Get that? There's lots of stuff in space, and it's beyond our so-called "warming" atmosphere. This means that if global warming is a problem, rich people can always expand, like the universe, into the great unknown! But fear not intrepid voyagers, this column is not simply about dog whistle-politics and fancy science talk, it is about the indomitable human spirit:
Before Darwin, many people believed that no species could become extinct because this would mean there had been an imperfection in God's original handiwork. Yet 104 years before publication of "On the Origin of Species," the Lisbon earthquake of 1755 had caused some people to doubt that God has ordained a benevolently ordered universe. Nevertheless, in 1787 other people - Americans call them the Founding Fathers - who were influenced by Newtonian physics and the deist idea of God as cosmic clockmaker, devised a constitutional system of separated powers, checking and balancing one another, mimicking what they considered our solar system's clocklike mechanics.

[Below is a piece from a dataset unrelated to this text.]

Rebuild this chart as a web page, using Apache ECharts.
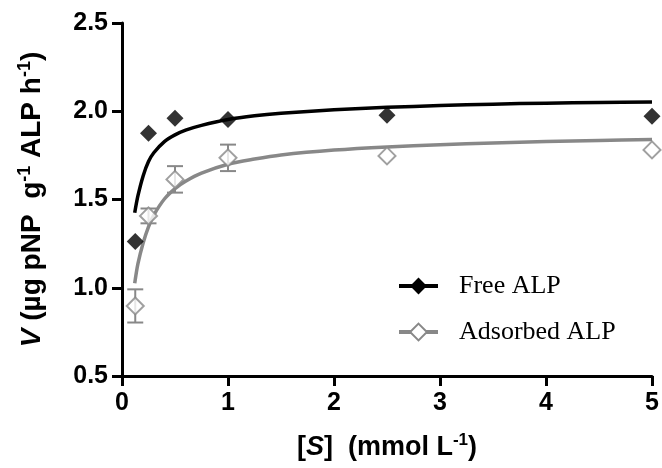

Today, we know there is a lot of play in the joints of the Constitution, and that every 40 million years or so asteroids of more than half a mile in diameter strike Earth. Yet the Constitution still constitutes, and the fact that flora and fauna have survived Earth's episodes of extreme violence testifies to the extraordinary imperative of life.
Yes, George, certainty exists beyond the bong smoke. Happy New Year, you crazy bastard!